Being able to navigate an RDBMS effectively allows one to query, filter and flag meaningful items. It provides a way to go through a large database and find the information one is looking for. I'm still getting my arms around RBDMS, but here's an example of something I saw flagged as I was spot checking my work. It's from well API 34167296850000 (NEWELL RUN DISPOSAL WELL(SWIW #10) in Washington county). Inspection date 1/26/2010, inspector 2164 (Cynthia Van Dyke), emph. added because holy crap:
Tested tubing overnight. Left 2000# on tubing overnight, next morning was 1700#. Service rig on location. OOG worried about lose, Tom Tomastik suggests just wait until it fails integrity. This day pressured up tubing back up to 2000#, held there for 15 min. with only 11# drop. Will continue to use.
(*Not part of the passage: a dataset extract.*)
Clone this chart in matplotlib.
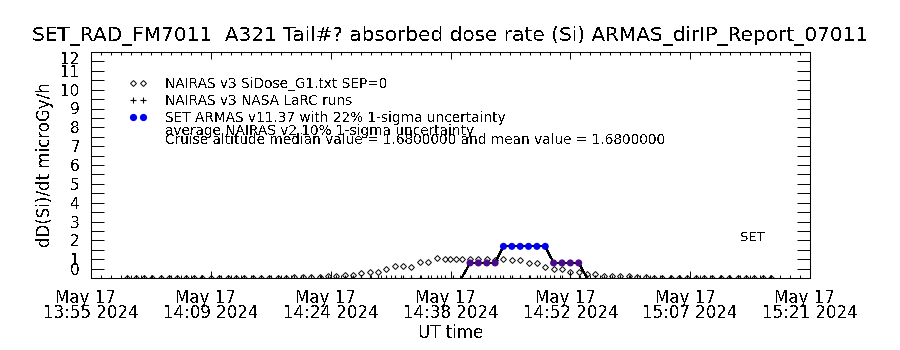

The inspection did not get marked for a violation or significant non-compliance. Sure seems like it should have though. I plan to keep going through the database and hope to report on other interesting findings. Anyone who wants to do their own research can get in touch and I'll help out as I can; no need to reinvent the wheel.
An effort like this seems very important to me - the "wait until it fails" model of regulation doesn't seem like a winner, and I'd like to see other examples highlighted. They are buried in data, though, and ferreting them out requires new tools and new talents. Activists take note.